Fermana Football Club is an Italian association football club based in Fermo, Marche. The club currently play in Serie C, the third tier of Italian football after achieving promotion by winning Group F in the 2016-17 Serie D season.

History

Foundation 
The club was founded in 1920 as S.S. La Fermo and was renamed in 1924 U.S. Fermana after the merger with Fermo F.C..

Fermana 1920 
In 1999 Fermana won the Serie C1/B title under head coach Ivo Iaconi, thus ensuring a historical first appearance into Serie B.  That season proved to be the only one, as they were promptly relegated back into Serie C1.

Fermana relegated to Serie C2 after a disappointing 2005–06 Serie C1/A campaign ended in a poor last place, and 13 points in 34 matches.

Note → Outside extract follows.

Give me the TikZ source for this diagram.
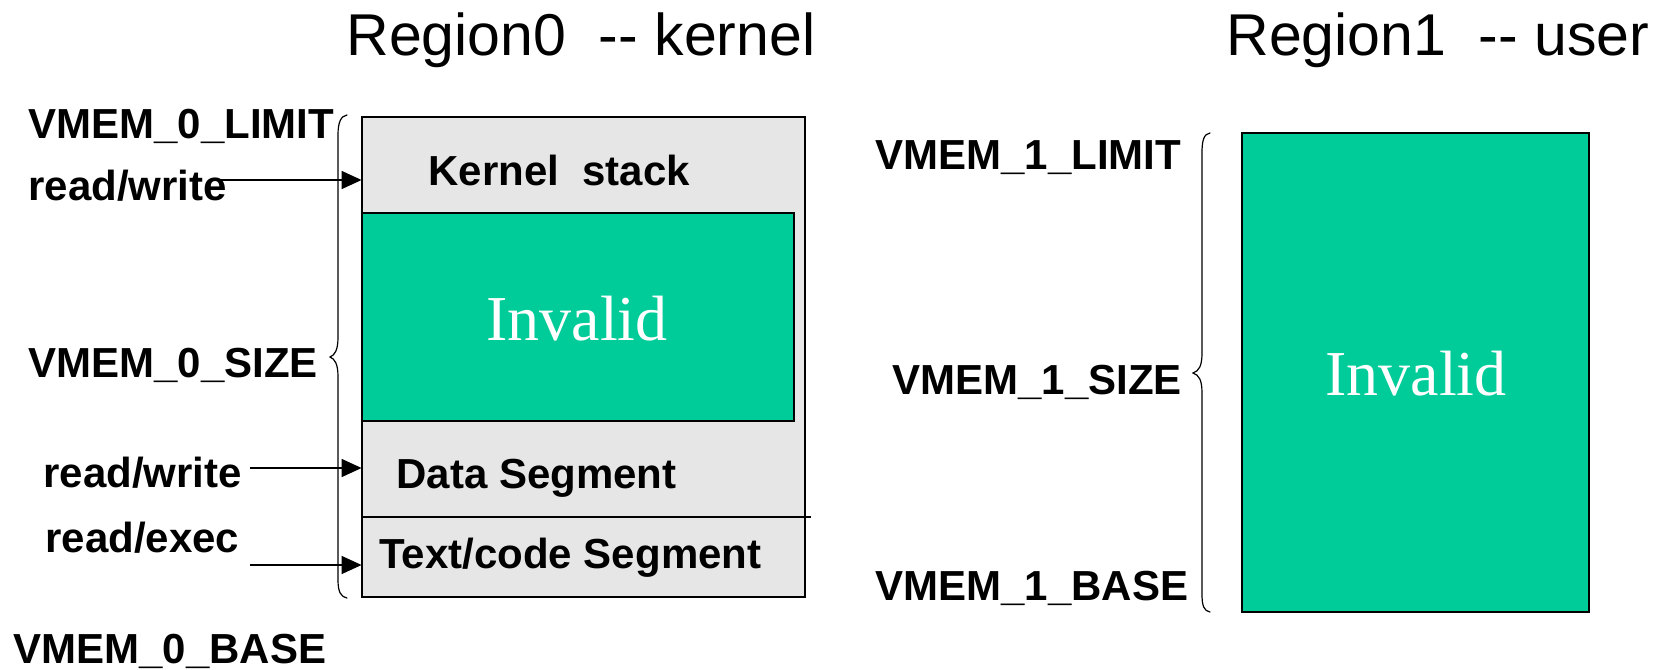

Following this relegation the club, under heavy financial struggles, were forced to give up their Serie C2 membership.

U.S. Fermana 2006 

A new club, named Unione Sportiva Fermana 2006, was founded in 2006 and admitted to Group A of amateur regional Prima Categoria (8th level of Italian football). They were promoted to Promozione in 2006–07, missing the chance to be promoted to Eccellenza after being defeated 2–1 (aggregate score) by Cuprense in the playoff finals. In season 2007–2008, Fermana won the championship and it is promoted in Eccellenza, but Fermana ended the season in 7th place after a disastrous year behind rival Sambenedettese (who won the championship).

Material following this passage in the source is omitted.